>> start
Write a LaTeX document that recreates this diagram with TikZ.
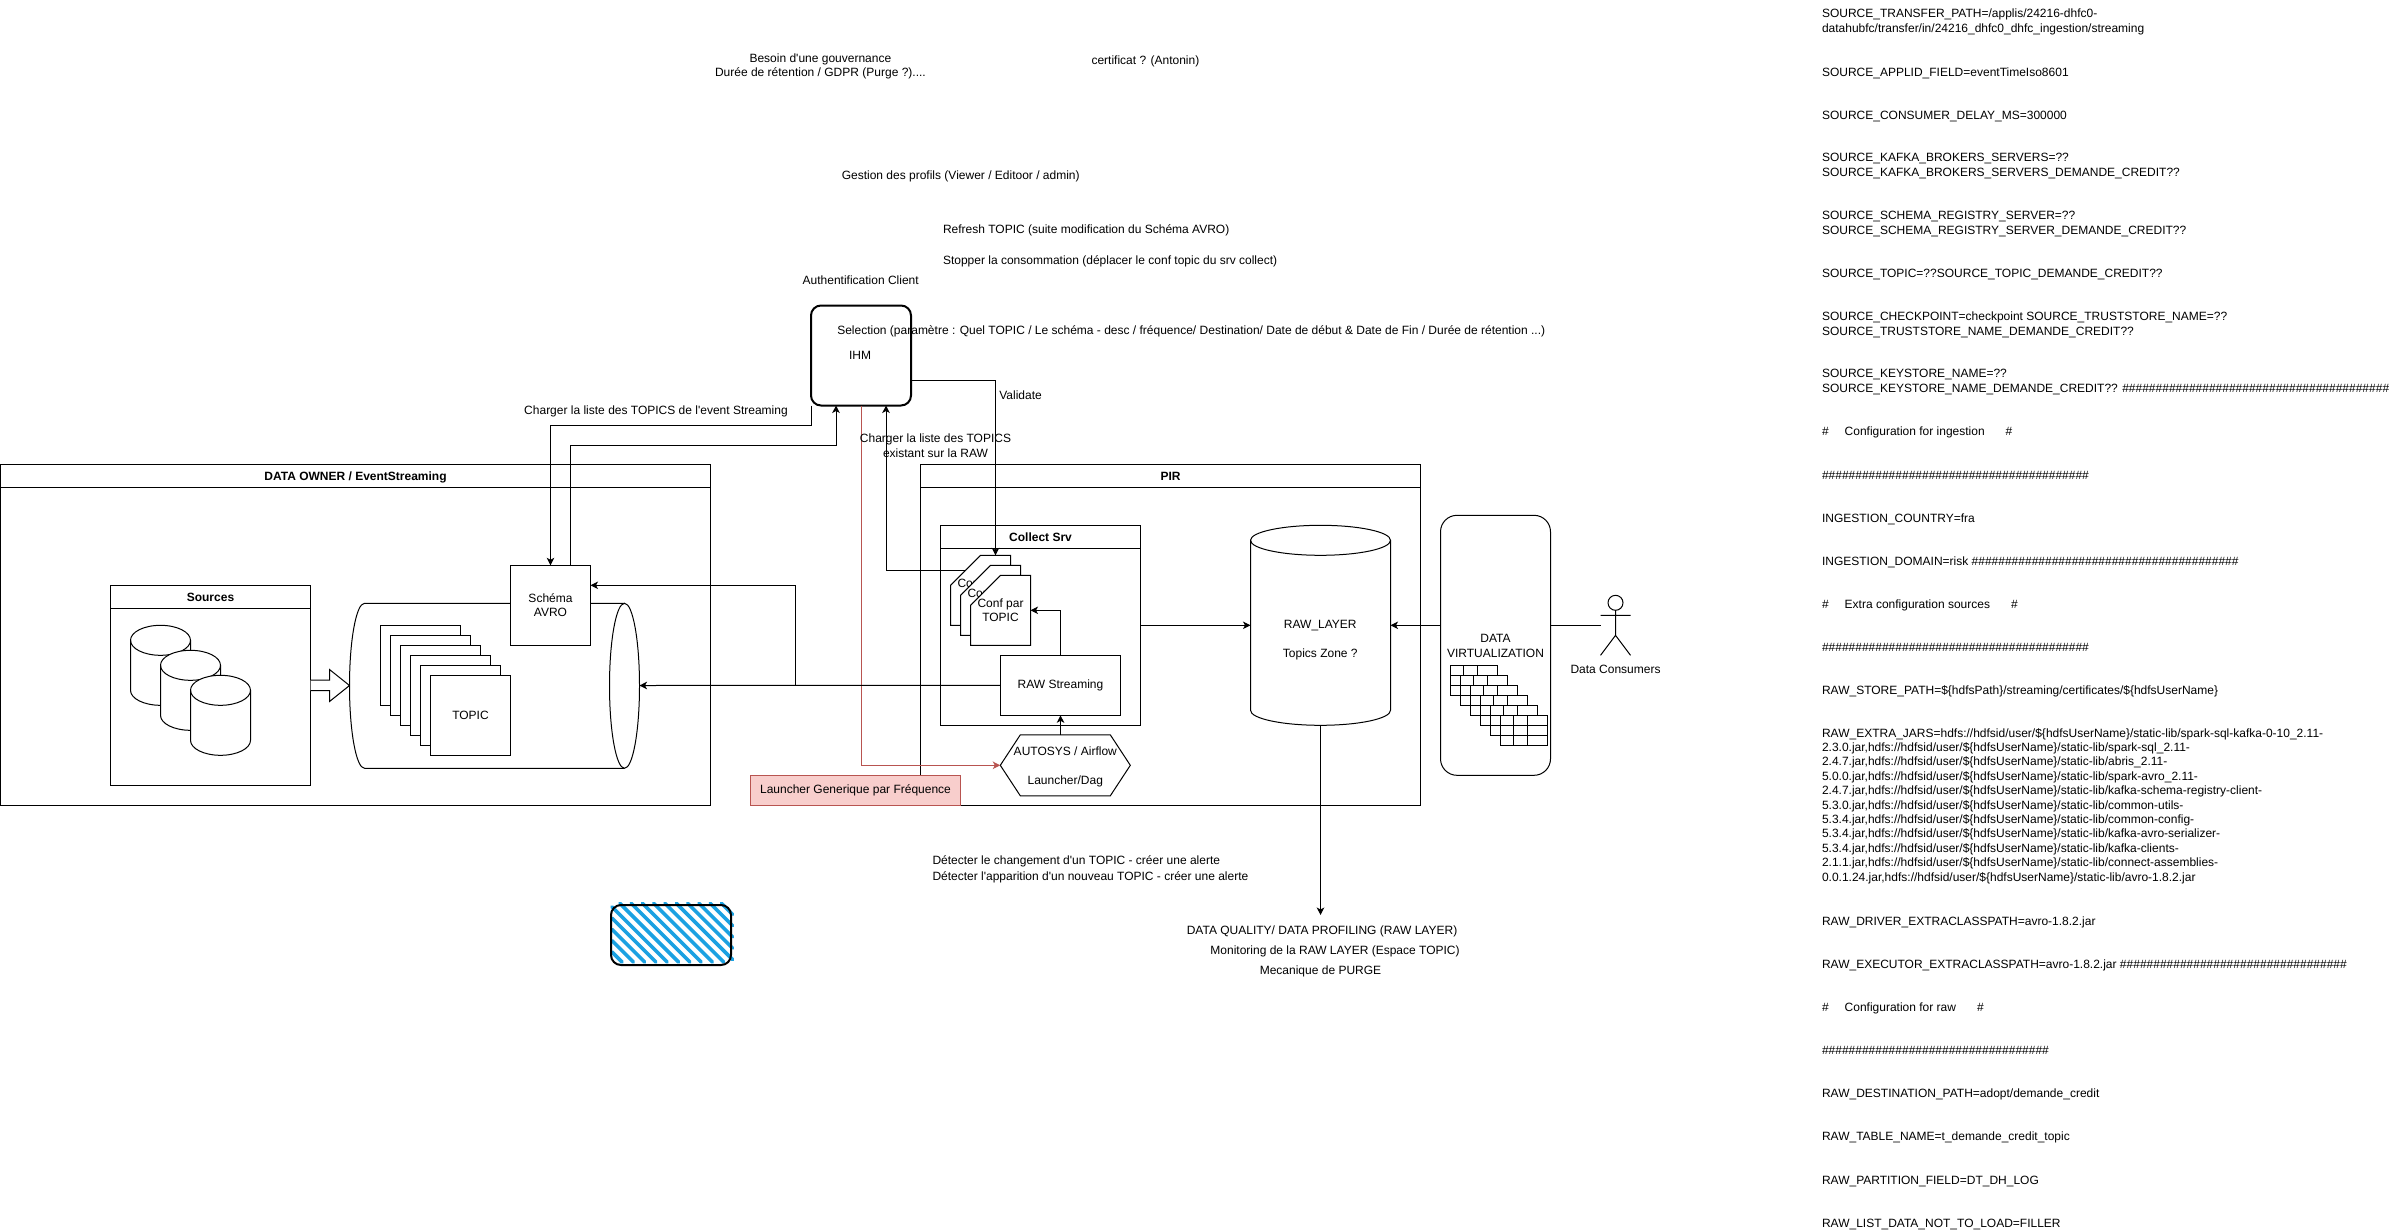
\documentclass[tikz,border=0pt]{standalone}
\usepackage{fontspec}
\setmainfont{Liberation Sans}
\usetikzlibrary{arrows.meta,calc}
\definecolor{redline}{HTML}{B85450}
\definecolor{redfill}{HTML}{F8CECC}
\definecolor{hatchblue}{HTML}{1BA1E2}
\newcommand{\hf}{\#\#\#\#\#}
\newcommand{\hu}{\$\{hdfsUserName\}}
\newcommand{\us}{\_}
\newcommand{\apo}{\textquotesingle}
% swimlane: name, x, y, w, h, title
\newcommand{\lane}[6]{%
  \node[boxn,minimum width=#4pt,minimum height=#5pt] (#1) at ({#2+#4/2},{#3+#5/2}) {};
  \draw ($(#1.north west)+(0,23)$) -- ($(#1.north east)+(0,23)$);
  \node[lblb] (#1title) at ({#2+#4/2},{#3+11.7}) {#6};
}
% cylinder: x, y, w, h, rx
\newcommand{\cylinder}[5]{%
  \filldraw[fill=white] (#1,{#2+15}) -- (#1,{#2+#4-15})
     arc[start angle=180,end angle=360,x radius=#5pt,y radius=15pt]
     -- ({#1+#3},{#2+15})
     arc[start angle=0,end angle=180,x radius=#5pt,y radius=15pt] -- cycle;
  \draw (#1,{#2+15}) arc[start angle=180,end angle=360,x radius=#5pt,y radius=15pt];
}
% card: x, y
\newcommand{\card}[2]{%
  \filldraw[fill=white] ({#1+30},#2) -- ({#1+60},#2) -- ({#1+60},{#2+70}) -- (#1,{#2+70}) -- (#1,{#2+30}) -- cycle;
}
% small table: x, y
\newcommand{\grille}[2]{%
  \filldraw[fill=white] (#1,#2) rectangle ({#1+47},{#2+30});
  \draw ({#1+13.3},#2) -- ({#1+13.3},{#2+30}) ({#1+27},#2) -- ({#1+27},{#2+30})
        (#1,{#2+10}) -- ({#1+47},{#2+10}) (#1,{#2+20}) -- ({#1+47},{#2+20});
}
\tikzset{
  x=1pt,y=-1pt,
  every node/.style={font=\fontsize{12}{14.4}\selectfont},
  every path/.style={line width=1pt},
  boxn/.style={draw=black,fill=white,rectangle,inner sep=0pt,outer sep=0pt,align=center},
  lbl/.style={anchor=base,inner sep=0pt,outer sep=0pt,yshift=-4.3pt,align=center},
  lblb/.style={lbl,font=\fontsize{12}{14.4}\selectfont\bfseries},
  lblw/.style={anchor=base west,inner sep=0pt,outer sep=0pt,yshift=-4.3pt,align=left},
  conn/.style={draw=black,-{Stealth[length=7.5pt,width=7.5pt,inset=2pt]}},
  plain/.style={draw=black},
  redconn/.style={draw=redline,-{Stealth[length=7.5pt,width=7.5pt,inset=2pt]}},
}
\begin{document}
\begin{tikzpicture}
\useasboundingbox[fill=white] (0,0) rectangle (2389,1231);

% ---------- DATA OWNER ----------
\lane{owner}{0.5}{464.8}{710}{340.5}{DATA OWNER / EventStreaming}
\lane{sources}{110.5}{585.3}{200}{200}{Sources}
\cylinder{130.5}{625.3}{60}{80}{30}
\cylinder{160.5}{650.3}{60}{80}{30}
\cylinder{190.5}{675.3}{60}{80}{30}
\filldraw[fill=white] (sources.east |- 0,680) -- (329.5,680) -- (329.5,669.5) -- (349.5,685.5) -- (329.5,701.5) -- (329.5,690.5) -- (sources.east |- 0,690.5);

% horizontal cylinder
\fill[white] (364.5,603.3) -- (624.5,603.3) -- (624.5,768.3) -- (364.5,768.3)
   arc[start angle=270,end angle=90,x radius=15pt,y radius=82.5pt] -- cycle;
\draw (624.5,603.3) -- (364.5,603.3) arc[start angle=90,end angle=270,x radius=15pt,y radius=82.5pt] -- (624.5,768.3);
\filldraw[fill=white] (624.5,685.8) ellipse [x radius=15pt,y radius=82.5pt];
\coordinate (cylE) at (639.5,685.5);

\foreach \i in {0,...,4} {
  \node[boxn,minimum width=80pt,minimum height=80pt] at ({420.5+10*\i},{665.3+10*\i}) {};
}
\node[boxn,minimum width=80pt,minimum height=80pt] (topic) at (470.5,715.3) {TOPIC};
\node[boxn,minimum width=80pt,minimum height=80pt] (schema) at (550.5,605.3) {Schéma\\AVRO};

% ---------- PIR ----------
\lane{pir}{920.5}{464.8}{500}{340.5}{PIR}
\lane{coll}{940.5}{525.3}{200}{200}{Collect Srv}
\card{950.5}{555.3}
\node[lbl] (conf1) at (980.5,597.3) {Conf par\\TOPIC};
\card{960.5}{565.3}
\node[lbl] (conf2) at (990.5,607.3) {Conf par\\TOPIC};
\card{970.5}{575.3}
\node[lbl] (conf3) at (1000.5,617.3) {Conf par\\TOPIC};
\coordinate (confTop) at (995.5,555.3);
\coordinate (confSide) at (965.5,570.3);
\coordinate (confE) at (1030.5,610.3);

\node[boxn,minimum width=120pt,minimum height=60pt] (raw) at (1060.5,685.3) {RAW Streaming};

\filldraw[fill=white] (1000.3,765.3) -- (1020.3,734.8) -- (1110.3,734.8) -- (1130.3,765.3) -- (1110.3,795.8) -- (1020.3,795.8) -- cycle;
\node[lbl] (hex) at (1065.3,780) {AUTOSYS / Airflow\\[14.4pt]Launcher/Dag};
\coordinate (hexTop) at (1060.5,734.8);
\coordinate (hexW) at (1000.3,765.3);

\node[draw=redline,fill=redfill,rectangle,inner sep=0pt,outer sep=0pt,minimum width=210pt,minimum height=30pt] (launch) at (855.5,790.3) {Launcher Generique par Fréquence};

\cylinder{1250.5}{525.3}{140}{200}{70}
\node[lbl] (rawlayer) at (1320.3,652.7) {RAW\us LAYER\\[14.4pt]Topics Zone ?};
\coordinate (cylRawW) at (1250.5,625.3);
\coordinate (cylRawE) at (1390.5,625.3);
\coordinate (cylRawS) at (1320.5,725.3);

% ---------- DATA VIRTUALIZATION ----------
\node[boxn,rounded corners=16.5pt,minimum width=110pt,minimum height=260pt] (dv) at (1495.5,645.3) {};
\node[lbl] (dvtext) at (1495.5,652.7) {DATA\\VIRTUALIZATION};
\foreach \i in {0,...,5} { \grille{1450.5+10*\i}{665.3+10*\i} }

% actor
\draw (1615.5,602.8) circle [radius=7.5pt];
\draw (1615.5,610.3) -- (1615.5,635.3) (1600.5,615.3) -- (1630.5,615.3) (1600.5,655.3) -- (1615.5,635.3) -- (1630.5,655.3);
\coordinate (actorW) at (1600.5,625.3);
\node[lbl] (actorlabel) at (1615.5,668.7) {Data Consumers};

% ---------- IHM ----------
\node[boxn,line width=2pt,rounded corners=10pt,minimum width=100pt,minimum height=100pt] (ihm) at (861,355.5) {};
\node[lbl] (ihmtext) at (860,354.7) {IHM};

% ---------- connectors ----------
\draw[conn] (ihm.south west) -- ($(ihm.south west)+(0,20)$) -| (schema.north);
\draw[conn] ($(schema.north)+(20,0)$) |- ($(ihm.south)+(-25,40)$) -- ($(ihm.south)+(-25,0)$);
\draw[conn] (confSide) -| ($(ihm.south)+(25,0)$);
\draw[conn] ($(ihm.east)+(0,25)$) -| (confTop);
\draw[redconn] (ihm.south) |- (hexW);
\draw[conn] (raw.west) -- (cylE);
\draw[conn] (raw.west -| 795.5,0) -- ($(schema.east)+(205,-20)$) -- ($(schema.east)+(0,-20)$);
\draw[conn] (raw.north) |- (confE);
\draw[conn] (hexTop) -- (hexTop |- raw.south);
\draw[conn] (coll.east) -- (cylRawW);
\draw[conn] ($(dv.west)+(0,-20)$) -- (cylRawE);
\draw[plain] ($(dv.east)+(0,-20)$) -- (actorW);
\coordinate (dqTop) at (1320.5,915);
\draw[conn] (cylRawS) -- (dqTop);

% ---------- hatched box ----------
\foreach \n in {0,...,14} {
  \pgfmathsetmacro{\k}{-340+11.3*\n}
  \pgfmathsetmacro{\xa}{max(612,\k+903.3)}
  \pgfmathsetmacro{\ya}{\xa-\k}
  \pgfmathsetmacro{\xb}{min(732.5,\k+962)}
  \pgfmathsetmacro{\yb}{\xb-\k}
  \draw[line width=3.6pt,line cap=round,hatchblue] (\xa,\ya) -- (\xb,\yb);
}
\node[draw=black,line width=2pt,rounded corners=10pt,rectangle,inner sep=0pt,outer sep=0pt,minimum width=120pt,minimum height=60pt] (hatchbox) at (671,935) {};

% ---------- free labels ----------
\node[lbl] (t1) at (820.4,72.7) {Besoin d\apo une gouvernance\\Durée de rétention / GDPR (Purge ?)....};
\node[lbl] (t2) at (1145.4,60) {certificat ? (Antonin)};
\node[lbl] (t3) at (960.7,175) {Gestion des profils (Viewer / Editoor / admin)};
\node[lblw] (t4) at (943,229.3) {Refresh TOPIC (suite modification du Schéma AVRO)};
\node[lblw] (t5) at (943,260) {Stopper la consommation (déplacer le conf topic du srv collect)};
\node[lbl] (t6) at (860.7,280) {Authentification Client};
\node[lblw] (t7) at (837.3,329.7) {Selection (paramètre : Quel TOPIC / Le schéma - desc / fréquence/ Destination/ Date de début \& Date de Fin / Durée de rétention ...)};
\node[lbl] (t8) at (656,410) {Charger la liste des TOPICS de l\apo event Streaming};
\node[lblw] (t9) at (999.3,394.7) {Validate};
\node[lbl] (t10) at (935.5,452.7) {Charger la liste des TOPICS\\existant sur la RAW};
\node[lblw] (t11) at (932.5,860) {Détecter le changement d\apo un TOPIC - créer une alerte};
\node[lblw] (t12) at (932.5,876) {Détecter l\apo apparition d\apo un nouveau TOPIC - créer une alerte};
\node[lbl] (t13) at (1322,930) {DATA QUALITY/ DATA PROFILING (RAW LAYER)};
\node[lbl] (t14) at (1335,950) {Monitoring de la RAW LAYER (Espace TOPIC)};
\node[lbl] (t15) at (1320.5,970) {Mecanique de PURGE};

% ---------- configuration column ----------
\node[lblw] (c1) at (1822,28) {SOURCE\us TRANSFER\us PATH=/applis/24216-dhfc0-\\datahubfc/transfer/in/24216\us dhfc0\us dhfc\us ingestion/streaming};
\node[lblw] (c2) at (1822,71.7) {SOURCE\us APPLID\us FIELD=eventTimeIso8601};
\node[lblw] (c3) at (1822,114.7) {SOURCE\us CONSUMER\us DELAY\us MS=300000};
\node[lblw] (c4) at (1822,171.7) {SOURCE\us KAFKA\us BROKERS\us SERVERS=??\\SOURCE\us KAFKA\us BROKERS\us SERVERS\us DEMANDE\us CREDIT??};
\node[lblw] (c5) at (1822,229.7) {SOURCE\us SCHEMA\us REGISTRY\us SERVER=??\\SOURCE\us SCHEMA\us REGISTRY\us SERVER\us DEMANDE\us CREDIT??};
\node[lblw] (c6) at (1822,272.7) {SOURCE\us TOPIC=??SOURCE\us TOPIC\us DEMANDE\us CREDIT??};
\node[lblw] (c7) at (1822,330.7) {SOURCE\us CHECKPOINT=checkpoint SOURCE\us TRUSTSTORE\us NAME=??\\SOURCE\us TRUSTSTORE\us NAME\us DEMANDE\us CREDIT??};
\node[lblw] (c8) at (1822,388) {SOURCE\us KEYSTORE\us NAME=??\\SOURCE\us KEYSTORE\us NAME\us DEMANDE\us CREDIT?? \hf\hf\hf\hf\hf\hf\hf\hf};
\node[lblw] (c9) at (1822,430.7) {\#\hspace{16pt}Configuration for ingestion\hspace{21pt}\#};
\node[lblw] (c10) at (1822,474.7) {\hf\hf\hf\hf\hf\hf\hf\hf};
\node[lblw] (c11) at (1822,518) {INGESTION\us COUNTRY=fra};
\node[lblw] (c12) at (1822,560.7) {INGESTION\us DOMAIN=risk \hf\hf\hf\hf\hf\hf\hf\hf};
\node[lblw] (c13) at (1822,603.7) {\#\hspace{16pt}Extra configuration sources\hspace{21pt}\#};
\node[lblw] (c14) at (1822,646.7) {\hf\hf\hf\hf\hf\hf\hf\hf};
\node[lblw] (c15) at (1822,690) {RAW\us STORE\us PATH=\$\{hdfsPath\}/streaming/certificates/\hu};
\node[lblw] (c16) at (1822,876.7) {RAW\us EXTRA\us JARS=hdfs://hdfsid/user/\hu/static-lib/spark-sql-kafka-0-10\us 2.11-\\
2.3.0.jar,hdfs://hdfsid/user/\hu/static-lib/spark-sql\us 2.11-\\
2.4.7.jar,hdfs://hdfsid/user/\hu/static-lib/abris\us 2.11-\\
5.0.0.jar,hdfs://hdfsid/user/\hu/static-lib/spark-avro\us 2.11-\\
2.4.7.jar,hdfs://hdfsid/user/\hu/static-lib/kafka-schema-registry-client-\\
5.3.0.jar,hdfs://hdfsid/user/\hu/static-lib/common-utils-\\
5.3.4.jar,hdfs://hdfsid/user/\hu/static-lib/common-config-\\
5.3.4.jar,hdfs://hdfsid/user/\hu/static-lib/kafka-avro-serializer-\\
5.3.4.jar,hdfs://hdfsid/user/\hu/static-lib/kafka-clients-\\
2.1.1.jar,hdfs://hdfsid/user/\hu/static-lib/connect-assemblies-\\
0.0.1.24.jar,hdfs://hdfsid/user/\hu/static-lib/avro-1.8.2.jar};
\node[lblw] (c17) at (1822,921) {RAW\us DRIVER\us EXTRACLASSPATH=avro-1.8.2.jar};
\node[lblw] (c18) at (1822,963.7) {RAW\us EXECUTOR\us EXTRACLASSPATH=avro-1.8.2.jar \hf\hf\hf\hf\hf\hf\#\#\#\#};
\node[lblw] (c19) at (1822,1006.7) {\#\hspace{16pt}Configuration for raw\hspace{21pt}\#};
\node[lblw] (c20) at (1822,1049.7) {\hf\hf\hf\hf\hf\hf\#\#\#\#};
\node[lblw] (c21) at (1822,1092.7) {RAW\us DESTINATION\us PATH=adopt/demande\us credit};
\node[lblw] (c22) at (1822,1135.7) {RAW\us TABLE\us NAME=t\us demande\us credit\us topic};
\node[lblw] (c23) at (1822,1179.7) {RAW\us PARTITION\us FIELD=DT\us DH\us LOG};
\node[lblw] (c24) at (1822,1222.7) {RAW\us LIST\us DATA\us NOT\us TO\us LOAD=FILLER};
\end{tikzpicture}
\end{document}
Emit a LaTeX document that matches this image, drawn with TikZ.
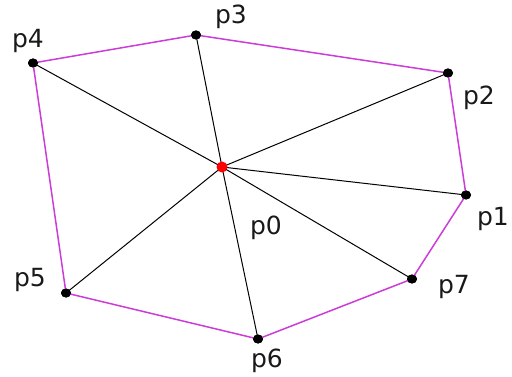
\documentclass[tikz,border=0pt]{standalone}
\usepackage{fontspec}
\setmainfont{DejaVu Sans}
\usetikzlibrary{shapes.geometric}
\definecolor{hullc}{RGB}{204,60,214}
\begin{document}
\begin{tikzpicture}[x=1pt,y=-1pt,
  pt/.style={ellipse,fill=black,inner sep=0pt,minimum width=10pt,minimum height=9pt},
  lbl/.style={font=\fontsize{25}{25}\selectfont,text=black!90,inner sep=0pt},
  hull/.style={draw=hullc,line width=1.5pt},
  spoke/.style={draw=black,line width=1pt}]
\useasboundingbox (0,0) rectangle (512,377);
\node[pt] (p0) at (222,167) {};
\node[pt] (p1) at (466,195) {};
\node[pt] (p2) at (448,73) {};
\node[pt] (p3) at (196,35) {};
\node[pt] (p4) at (33,63) {};
\node[pt] (p5) at (66,293) {};
\node[pt] (p6) at (258,339) {};
\node[pt] (p7) at (412,279) {};
\path[hull] (p4.center) -- (p3.center) -- (p2.center) -- (p1.center) -- (p7.center) -- (p6.center) -- (p5.center) -- cycle;
\foreach \q in {p1,p2,p3,p4,p5,p6,p7} \path[spoke] (p0.center) -- (\q.center);
\foreach \q in {p1,p2,p3,p4,p5,p6,p7} \node[pt] at (\q) {};
\node[circle,fill=red,inner sep=0pt,minimum size=11pt] at (p0) {};
\node[lbl] (l0) at (266,228) {p0};
\node[lbl] (l1) at (493,219) {p1};
\node[lbl] (l2) at (479,98) {p2};
\node[lbl] (l3) at (231,17) {p3};
\node[lbl] (l4) at (28,41) {p4};
\node[lbl] (l5) at (30,280) {p5};
\node[lbl] (l6) at (267,361) {p6};
\node[lbl] (l7) at (454,287) {p7};
\end{tikzpicture}
\end{document}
>> end
Directive>
Which lines hold the word "LaTeX"? Copy each of them from the records.

Response>
Write a LaTeX document that recreates this diagram with TikZ.
Emit a LaTeX document that matches this image, drawn with TikZ.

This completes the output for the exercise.